Kini Sri Sultan Hamengku Buwono berkenan “boyong" (pindah) dari Ambarketawang ke kratonnya baru, yang kemudian dinamakan Ngayogyakarta Hadiningrat.
Jadi hingga sekarang kraton itu sudah genap 224 tahun dan sebentar lagi 225 tahun (1905).
Sri Sultan boyong
Waktu Sri Sultan boyong, seluruh kerabat, para hamba dan rakyat dan anggaota-anggota laskarnya yang turut berjuang selama kurang lebih enam tahun melawan Kumpeni Belanda (dari 1749-1755), turut hijrah dari Ambarketawang ke Yogyakarta.
Terutama bekas anggauta laskarnya P. Mangkubumi yang terdiri dari beberapa “bendera" (pasukan) yang masing-masing dipimpin oleh seorang adipati, diberi tempat kediaman khusus sendiri-sendiri, di sebelah Barat, Selatan serta Timur beteng Keraton.
Maksudnya sekaligus untuk menanggulangi musuh, kalau-kalau ada musuh yang mendatangi, terutama dari sebelah Barat. Dari sebelah Timur tak begitu dikhawatirkan.
Oleh karena itu disebelah Barat kali Winongo ditempatkan lima dari bekas pasukannya, yaitu masing-masing : Wirabraja, Daeng, Ketanggung, Patangpuluh dan Bugis.
Dalam peperangan melawan Kumpeni Belanda, banyak tentara Kumpeni yang ditawan atau dibunuh.
Mereka terdiri dari serdadu-serdadu bayaran, yang berasal dari Bali, Madura, Sulawesi Selatan dan Ternate selain serdadu-serdadu berkulit putih.
Mereka yang menyerah hidup-hidup dan ingin mengabdi kepada Sang Pangeran, mendapat pengampunan serta diberi kesempatan untuk bekerja sama.
Kebanyakan bahkan turut membantu berjuang melawan Kumpeni Belanda.
Di antaranya terdapat banyak orang dari Sulawesi Selatan (Bugis dan Daeng) yang membalik turut berjuang di pihak Mangkubumi.

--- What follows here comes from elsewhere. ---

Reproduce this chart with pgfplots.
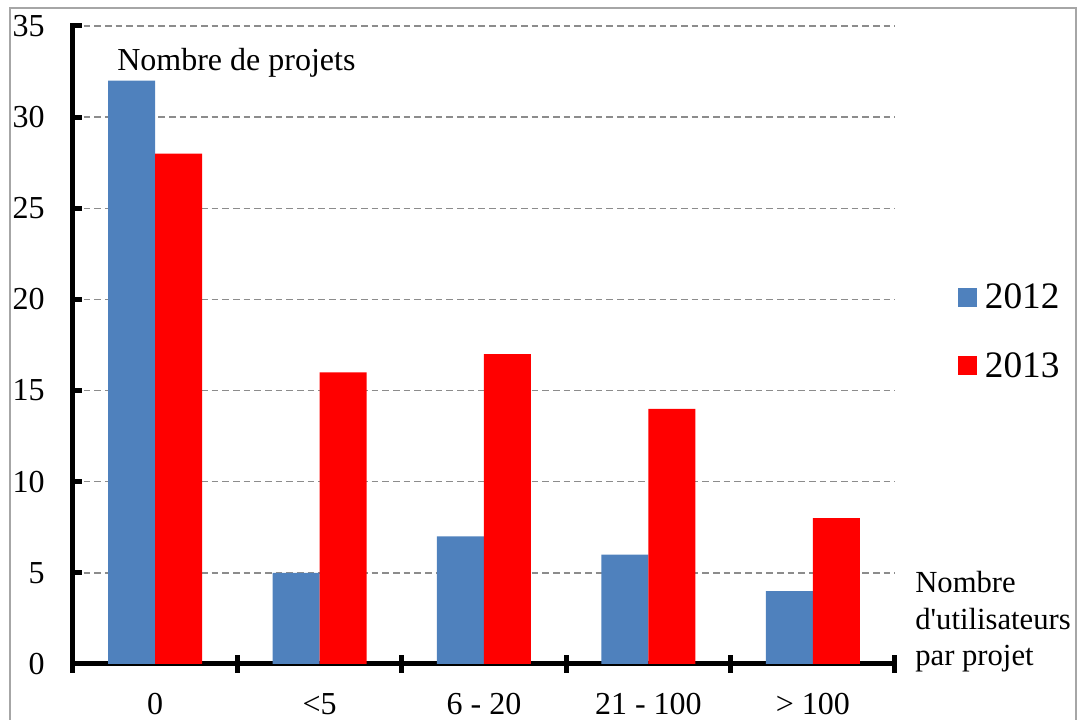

Mereka masing-masing dikumpulkan menjadi satu pasukan tersendiri, yang terdiri dari orang-orang Bugis atau Daeng, serta merupakan suatu kesatuan tempur sendiri.
Setelah damai orang-orang itu ingin tetap tinggal ditanah Jawa.
Konon pasukan Wirabraja juga terdiri dari serdadu-serdadu Belanda yang telah menyerah dan tertawan, dan kemudian dijadikan semacam “stoottroep" atau pasukan tempur.